Without a national conference of sorts, a progressive Nigeria will never emerge. At best we will have a Nigeria of old, continually limping and never living up to its true potential. At worst we will have a crisis. I hope I am wrong but mark my words. Obama needs to call Jonathan, Atiku, Buhari, Asiwaju and a few others and with the help of Cameron and Kuffour or Annan to broker a long term and deep seated peace. Only then can we join the BRICS nations and make them BRINCS. I am aware Atiku has extended an olive branch, because that is his nature, what I am not aware of is if there is trust left amongst them. None of the people I have named above can be intimidated. That is why it’s good to talk.
What is your take on the outcry on the presidential pardon granted Alams?
Before I say what I want to say, let me start by saying I am against corruption and believe that we need to do even more to fight it. I don’t want my comments misconstrued into suggesting anything otherwise. Having got that out of the way, I must say that I think Nigerians sometimes baffle me. Sometime I just wonder if we enjoy deceiving ourselves deliberately. First of all, Alams conviction was purely political. I challenge anybody to say it was contrary. To his left and to his right there were governors that were stealing but today they are walking the streets of Nigeria freely. How about going and getting disgusted about that? Even people who championed his conviction were CEOs in corruption. Are we so easily fooled? I am not saying he was innocent. That is why he received a pardon. What I am saying is why him?
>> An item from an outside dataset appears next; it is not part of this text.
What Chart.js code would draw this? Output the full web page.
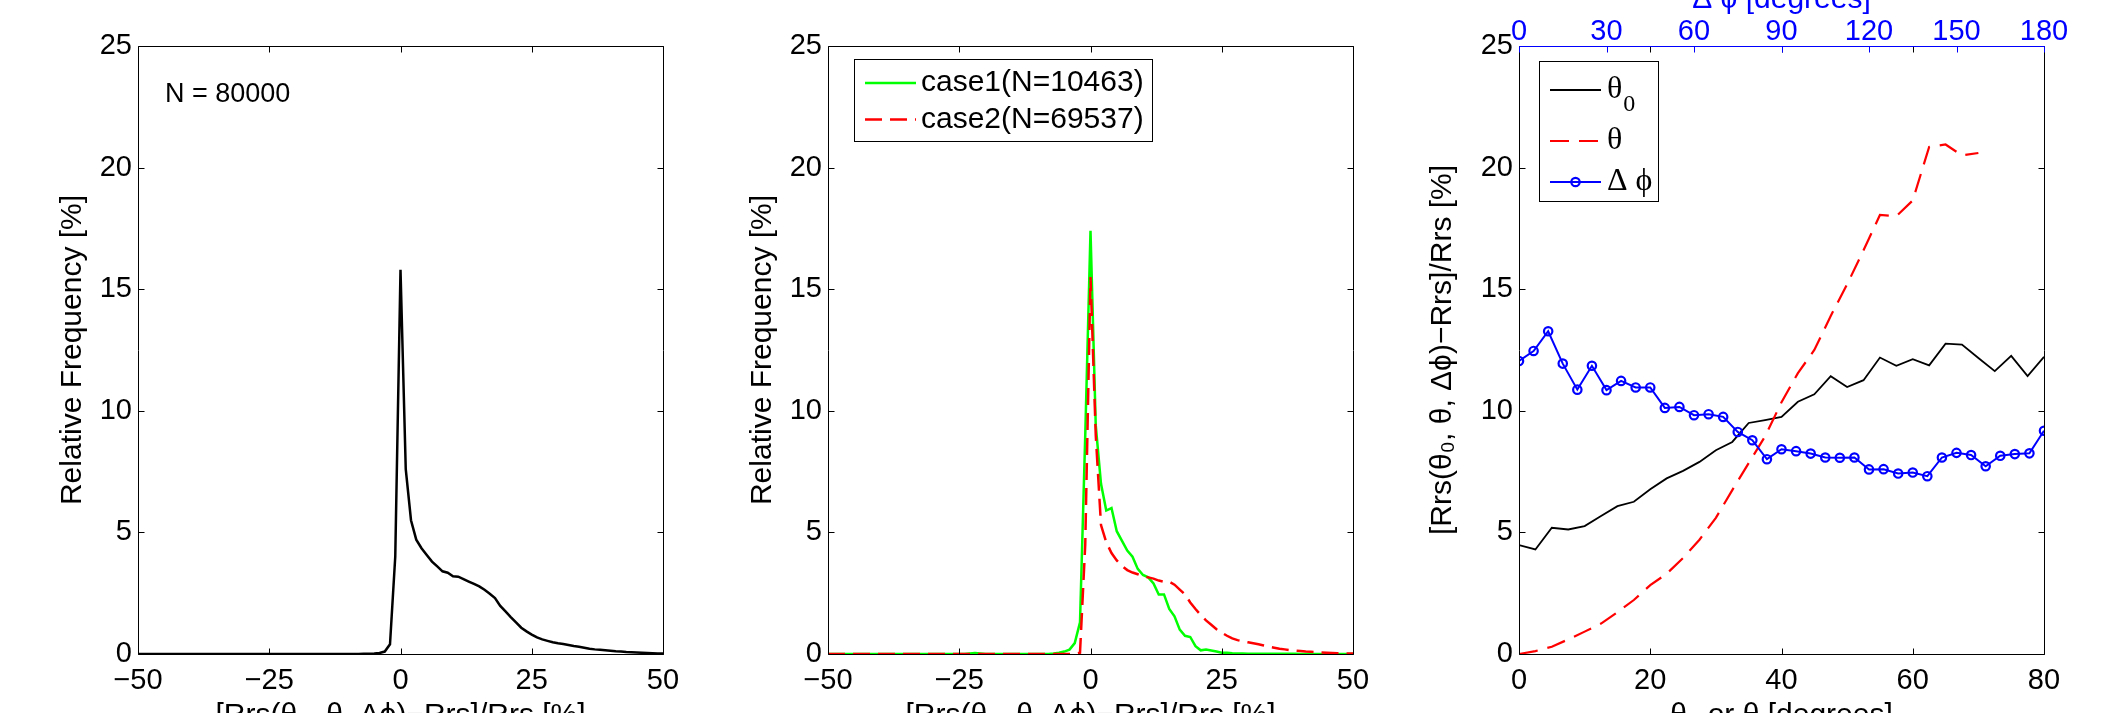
<!DOCTYPE html>
<html lang="en">
<head>
<meta charset="UTF-8">
<title>Rrs relative difference</title>
<script src="https://cdn.jsdelivr.net/npm/chart.js"></script>
<style>
    html, body { margin: 0; padding: 0; background: #fff; overflow: hidden; }
    body { width: 2123px; height: 713px; position: relative; }
    .panel { position: absolute; top: -40px; width: 700px; height: 800px; }
</style>
</head>
<body>
<div class="panel" style="left:0px"><canvas id="c1" width="700" height="800"></canvas></div>
<div class="panel" style="left:690px"><canvas id="c2" width="700" height="800"></canvas></div>
<div class="panel" style="left:1381px"><canvas id="c3" width="700" height="800"></canvas></div>

<script>
    // ---- panels 1 and 2: histogram of the relative difference [%] ----
    const binCenters = [
        -50, -49, -48, -47, -46, -45, -44, -43, -42, -41,
        -40, -39, -38, -37, -36, -35, -34, -33, -32, -31,
        -30, -29, -28, -27, -26, -25, -24, -23, -22, -21,
        -20, -19, -18, -17, -16, -15, -14, -13, -12, -11,
        -10, -9, -8, -7, -6, -5, -4, -3, -2, -1,
        0, 1, 2, 3, 4, 5, 6, 7, 8, 9,
        10, 11, 12, 13, 14, 15, 16, 17, 18, 19,
        20, 21, 22, 23, 24, 25, 26, 27, 28, 29,
        30, 31, 32, 33, 34, 35, 36, 37, 38, 39,
        40, 41, 42, 43, 44, 45, 46, 47, 48, 49,
        50
    ];
    const allFreq = [
        0, 0, 0, 0, 0, 0, 0, 0, 0, 0,
        0, 0, 0, 0, 0, 0, 0, 0, 0, 0,
        0, 0, 0, 0, 0, 0, 0, 0, 0, 0,
        0, 0, 0, 0, 0, 0, 0, 0, 0, 0,
        0, 0, 0, 0.01, 0.01, 0.02, 0.04, 0.1, 0.4, 4.0,
        15.8, 7.6, 5.5, 4.7, 4.35, 4.07, 3.8, 3.6, 3.4, 3.34,
        3.2, 3.18, 3.08, 2.98, 2.88, 2.78, 2.64, 2.48, 2.3, 1.98,
        1.75, 1.52, 1.3, 1.08, 0.93, 0.8, 0.68, 0.6, 0.54, 0.48,
        0.44, 0.41, 0.37, 0.33, 0.3, 0.26, 0.22, 0.19, 0.17, 0.15,
        0.13, 0.11, 0.1, 0.08, 0.07, 0.06, 0.05, 0.04, 0.03, 0.02,
        0.02
    ];
    const case1Freq = [
        0, 0, 0, 0, 0, 0, 0, 0, 0, 0,
        0, 0, 0, 0, 0, 0, 0, 0, 0, 0,
        0, 0, 0, 0, 0, 0, 0, 0.02, 0.04, 0.02,
        0, 0, 0, 0, 0, 0, 0, 0, 0, 0,
        0, 0, 0, 0.02, 0.05, 0.1, 0.18, 0.45, 1.3, 9.0,
        17.4, 9.4, 7.0, 5.9, 6.0, 5.05, 4.65, 4.25, 4.0, 3.5,
        3.25, 3.15, 2.9, 2.45, 2.45, 1.85, 1.55, 1.0, 0.75, 0.7,
        0.32, 0.15, 0.18, 0.14, 0.1, 0.05, 0.05, 0.03, 0.02, 0.02,
        0.01, 0.01, 0.01, 0.01, 0.01, 0.01, 0.01, 0.01, 0.01, 0.01,
        0, 0, 0, 0, 0, 0, 0, 0, 0, 0,
        0
    ];
    const case2Freq = [
        0, 0, 0, 0, 0, 0, 0, 0, 0, 0,
        0, 0, 0, 0, 0, 0, 0, 0, 0, 0,
        0, 0, 0, 0, 0, 0, 0, 0, 0, 0,
        0, 0, 0, 0, 0, 0, 0, 0, 0, 0,
        0, 0, 0, 0, 0, 0, 0, 0, 0.05, 4.5,
        15.5, 9.0, 5.3, 4.6, 4.15, 3.85, 3.62, 3.45, 3.35, 3.28,
        3.2, 3.15, 3.1, 3.02, 2.97, 2.97, 2.85, 2.65, 2.45, 2.12,
        1.85, 1.6, 1.38, 1.2, 1.02, 0.88, 0.75, 0.64, 0.57, 0.52,
        0.48, 0.44, 0.4, 0.35, 0.3, 0.26, 0.22, 0.19, 0.16, 0.14,
        0.12, 0.1, 0.09, 0.08, 0.06, 0.05, 0.04, 0.03, 0.03, 0.02,
        0.02
    ];

    // ---- panel 3: mean relative difference vs angle ----
    const thetaDeg = [
        0, 2.5, 5, 7.5, 10, 12.5, 15, 17.5, 20, 22.5,
        25, 27.5, 30, 32.5, 35, 37.5, 40, 42.5, 45, 47.5,
        50, 52.5, 55, 57.5, 60, 62.5, 65, 67.5, 70, 72.5,
        75, 77.5, 80
    ];
    const theta0Diff = [
        4.48, 4.30, 5.19, 5.12, 5.26, 5.67, 6.08, 6.26, 6.77, 7.22,
        7.53, 7.9, 8.38, 8.72, 9.5, 9.62, 9.75, 10.37, 10.68, 11.42,
        10.98, 11.26, 12.19, 11.85, 12.12, 11.87, 12.76, 12.72, 12.17, 11.63,
        12.26, 11.43, 12.22
    ];
    const thetaDiff = [
        0, 0.12, 0.3, 0.6, 0.92, 1.25, 1.72, 2.22, 2.83, 3.3,
        3.95, 4.7, 5.6, 6.74, 7.85, 8.95, 10.35, 11.55, 12.5, 13.9,
        15.2, 16.6, 18.05, 18.0, 18.65, 20.85, 20.95, 20.5, 20.6
    ];
    const dphiDeg = [
        0, 5, 10, 15, 20, 25, 30, 35, 40, 45,
        50, 55, 60, 65, 70, 75, 80, 85, 90, 95,
        100, 105, 110, 115, 120, 125, 130, 135, 140, 145,
        150, 155, 160, 165, 170, 175, 180
    ];
    const dphiDiff = [
        12.05, 12.46, 13.27, 11.94, 10.87, 11.85, 10.85, 11.23, 10.96, 10.96,
        10.12, 10.16, 9.82, 9.86, 9.75, 9.13, 8.79, 8.01, 8.42, 8.34,
        8.24, 8.08, 8.07, 8.08, 7.59, 7.6, 7.42, 7.46, 7.31, 8.08,
        8.27, 8.18, 7.72, 8.15, 8.22, 8.25, 9.18
    ];

    const SANS = '"Liberation Sans", Arial, Helvetica, sans-serif';
    const SERIF = '"Liberation Serif", "Times New Roman", serif';
    Chart.defaults.font.family = SANS;
    Chart.defaults.color = '#000';

    const pts = (xs, ys) => ys.map((y, i) => ({ x: xs[i], y: y }));
    const minus = v => String(v).replace('-', '\u2212');

    // matlab style box with inward ticks
    const matFrame = {
        id: 'matFrame',
        afterDatasetsDraw(chart, args, o) {
            const { ctx, chartArea: a } = chart;
            const L = Math.round(a.left) + 0.5, R = Math.round(a.right) + 0.5;
            const T = Math.round(a.top) + 0.5, B = Math.round(a.bottom) + 0.5;
            const tl = 6;
            const xs = chart.scales.x, ys = chart.scales.y;
            ctx.save();
            ctx.lineWidth = 1;
            ctx.strokeStyle = '#000';
            ctx.beginPath();
            ctx.moveTo(L, T); ctx.lineTo(L, B); ctx.lineTo(R, B); ctx.lineTo(R, T);
            if (!o.topScale) ctx.lineTo(L, T);
            xs.ticks.forEach(t => {
                const p = Math.round(xs.getPixelForValue(t.value)) + 0.5;
                ctx.moveTo(p, B); ctx.lineTo(p, B - tl);
                ctx.moveTo(p, T); ctx.lineTo(p, T + tl);
            });
            ys.ticks.forEach(t => {
                const p = Math.round(ys.getPixelForValue(t.value)) + 0.5;
                ctx.moveTo(L, p); ctx.lineTo(L + tl, p);
                ctx.moveTo(R, p); ctx.lineTo(R - tl, p);
            });
            ctx.stroke();
            if (o.topScale) {
                const ts = chart.scales[o.topScale];
                ctx.strokeStyle = o.topColor;
                ctx.beginPath();
                ctx.moveTo(L, T); ctx.lineTo(R, T);
                ts.ticks.forEach(t => {
                    const p = Math.round(ts.getPixelForValue(t.value)) + 0.5;
                    ctx.moveTo(p, T); ctx.lineTo(p, T + tl);
                });
                ctx.stroke();
            }
            ctx.restore();
        }
    };

    const textNote = {
        id: 'textNote',
        afterDraw(chart, args, o) {
            if (!o.text) return;
            const { ctx, chartArea: a } = chart;
            ctx.save();
            ctx.font = o.font;
            ctx.fillStyle = '#000';
            ctx.textBaseline = 'middle';
            ctx.textAlign = 'left';
            ctx.fillText(o.text, a.left + o.dx, a.top + o.dy);
            ctx.restore();
        }
    };

    // boxed legend, label "a_b" draws b as subscript
    const boxLegend = {
        id: 'boxLegend',
        afterDraw(chart, args, o) {
            if (!o.box) return;
            const { ctx, chartArea: a } = chart;
            const x0 = Math.round(a.left + o.box[0]), y0 = Math.round(a.top + o.box[1]);
            ctx.save();
            ctx.fillStyle = '#fff';
            ctx.fillRect(x0, y0, o.box[2], o.box[3]);
            ctx.strokeStyle = '#000';
            ctx.lineWidth = 1;
            ctx.strokeRect(x0 + 0.5, y0 + 0.5, o.box[2], o.box[3]);
            chart.data.datasets.forEach((ds, i) => {
                const y = a.top + o.rows[i];
                const lx0 = a.left + o.line[0], lx1 = a.left + o.line[1];
                ctx.strokeStyle = ds.borderColor;
                ctx.lineWidth = ds.borderWidth;
                ctx.setLineDash(ds.borderDash || []);
                ctx.beginPath();
                ctx.moveTo(lx0, y); ctx.lineTo(lx1, y);
                ctx.stroke();
                ctx.setLineDash([]);
                if (ds.pointRadius > 0) {
                    ctx.lineWidth = ds.pointBorderWidth;
                    ctx.beginPath();
                    ctx.arc((lx0 + lx1) / 2, y, ds.pointRadius, 0, Math.PI * 2);
                    ctx.stroke();
                }
                const parts = ds.label.split('_');
                const tx = a.left + o.textX;
                ctx.fillStyle = '#000';
                ctx.font = o.font;
                ctx.textBaseline = 'middle';
                ctx.textAlign = 'left';
                ctx.fillText(parts[0], tx, y);
                if (parts[1]) {
                    const w = ctx.measureText(parts[0]).width;
                    ctx.font = o.subFont;
                    ctx.fillText(parts[1], tx + w + 1, y + o.subDy);
                }
            });
            ctx.restore();
        }
    };

    const tickFont = { family: SANS, size: 29 };
    const titleFont = { family: SANS, size: 30 };
    const diffLabel = '[Rrs(θ\u2080, θ, Δϕ)\u2212Rrs]/Rrs [%]';

    function xScale(min, max, step, title) {
        return {
            type: 'linear', min: min, max: max, position: 'bottom',
            afterFit: s => { s.height = 80; },
            grid: { display: false, drawTicks: false },
            border: { display: false },
            ticks: { stepSize: step, padding: 10, font: tickFont, color: '#000', autoSkip: false, maxRotation: 0, callback: minus },
            title: { display: true, text: title, font: titleFont, color: '#000', padding: { top: 0, bottom: 0 } }
        };
    }
    function yScale(title, pad) {
        return {
            type: 'linear', min: 0, max: 25,
            afterFit: s => { s.width = 138; },
            grid: { display: false, drawTicks: false },
            border: { display: false },
            ticks: { stepSize: 5, padding: 6, font: tickFont, color: '#000', autoSkip: false },
            title: { display: true, text: title, font: titleFont, color: '#000', padding: { top: pad, bottom: 0 } }
        };
    }
    const basePlugins = { legend: { display: false }, tooltip: { enabled: false } };

    new Chart(document.getElementById('c1'), {
        type: 'line',
        data: {
            datasets: [{
                label: 'all',
                data: pts(binCenters, allFreq),
                borderColor: '#000000', borderWidth: 2.5, pointRadius: 0, tension: 0
            }]
        },
        options: {
            responsive: false, animation: false, events: [],
            layout: { padding: { left: 0, right: 37, top: 86, bottom: 26 } },
            scales: {
                x: xScale(-50, 50, 25, diffLabel),
                y: yScale('Relative Frequency [%]', 55)
            },
            plugins: Object.assign({}, basePlugins, {
                textNote: { text: 'N = 80000', font: '27px ' + SANS, dx: 27, dy: 49 }
            })
        },
        plugins: [matFrame, textNote]
    });

    new Chart(document.getElementById('c2'), {
        type: 'line',
        data: {
            datasets: [{
                label: 'case1(N=10463)',
                data: pts(binCenters, case1Freq),
                borderColor: '#00ff00', borderWidth: 2.5, pointRadius: 0, tension: 0, order: 1
            }, {
                label: 'case2(N=69537)',
                data: pts(binCenters, case2Freq),
                borderColor: '#ff0000', borderWidth: 2.5, borderDash: [17, 8], pointRadius: 0, tension: 0, order: 0
            }]
        },
        options: {
            responsive: false, animation: false, events: [],
            layout: { padding: { left: 0, right: 37, top: 86, bottom: 26 } },
            scales: {
                x: xScale(-50, 50, 25, diffLabel),
                y: yScale('Relative Frequency [%]', 55)
            },
            plugins: Object.assign({}, basePlugins, {
                boxLegend: {
                    box: [26, 13, 298, 82], rows: [37, 73.5], line: [37, 88],
                    textX: 93, font: '30px ' + SANS
                }
            })
        },
        plugins: [matFrame, boxLegend]
    });

    new Chart(document.getElementById('c3'), {
        type: 'line',
        data: {
            datasets: [{
                label: 'θ_0',
                data: pts(thetaDeg, theta0Diff), xAxisID: 'x',
                borderColor: '#000000', borderWidth: 1.8, pointRadius: 0, tension: 0, order: 2
            }, {
                label: 'θ',
                data: pts(thetaDeg, thetaDiff), xAxisID: 'x',
                borderColor: '#ff0000', borderWidth: 2.2, borderDash: [19, 10], pointRadius: 0, tension: 0, order: 1
            }, {
                label: 'Δ ϕ',
                data: pts(dphiDeg, dphiDiff), xAxisID: 'x2',
                borderColor: '#0000ff', borderWidth: 2, tension: 0, order: 0,
                pointRadius: 4.2, pointBorderWidth: 2.2, pointBorderColor: '#0000ff',
                pointBackgroundColor: 'rgba(0,0,0,0)'
            }]
        },
        options: {
            responsive: false, animation: false, events: [],
            layout: { padding: { left: 0, right: 37, top: 0, bottom: 26 } },
            scales: {
                x: xScale(0, 80, 20, 'θ\u2080 or θ [degrees]'),
                x2: {
                    type: 'linear', min: 0, max: 180, position: 'top',
                    afterFit: s => { s.height = 86; },
                    grid: { display: false, drawTicks: false },
                    border: { display: false },
                    ticks: { stepSize: 30, padding: 0, font: { family: SANS, size: 29, lineHeight: 1 }, color: '#0000ff', autoSkip: false, maxRotation: 0 },
                    title: { display: true, text: 'Δ ϕ [degrees]', font: titleFont, color: '#0000ff', padding: { top: 22, bottom: 0 } }
                },
                y: yScale(diffLabel, 44)
            },
            plugins: Object.assign({}, basePlugins, {
                matFrame: { topScale: 'x2', topColor: '#0000ff' },
                boxLegend: {
                    box: [20, 15, 119, 140], rows: [44, 95, 136], line: [31, 82],
                    textX: 88, font: '32px ' + SERIF, subFont: '24px ' + SERIF, subDy: 15
                }
            })
        },
        plugins: [matFrame, boxLegend]
    });
</script>
</body>
</html>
The reason Alams was convicted is because he opposed Obasanjo’s third term bid and presented a credible threat to the political class who called the shots, so for me let us put that on the table. Is this true or not? If it is true and it was political, why had Jonathan not pardoned him since? What was he waiting for? Who more than anyone benefited from the death of the third term? Some people have quite amusingly said that this shows the government is not serious about corruption. Please can somebody tell me when this or any of the past government was serious about corruption?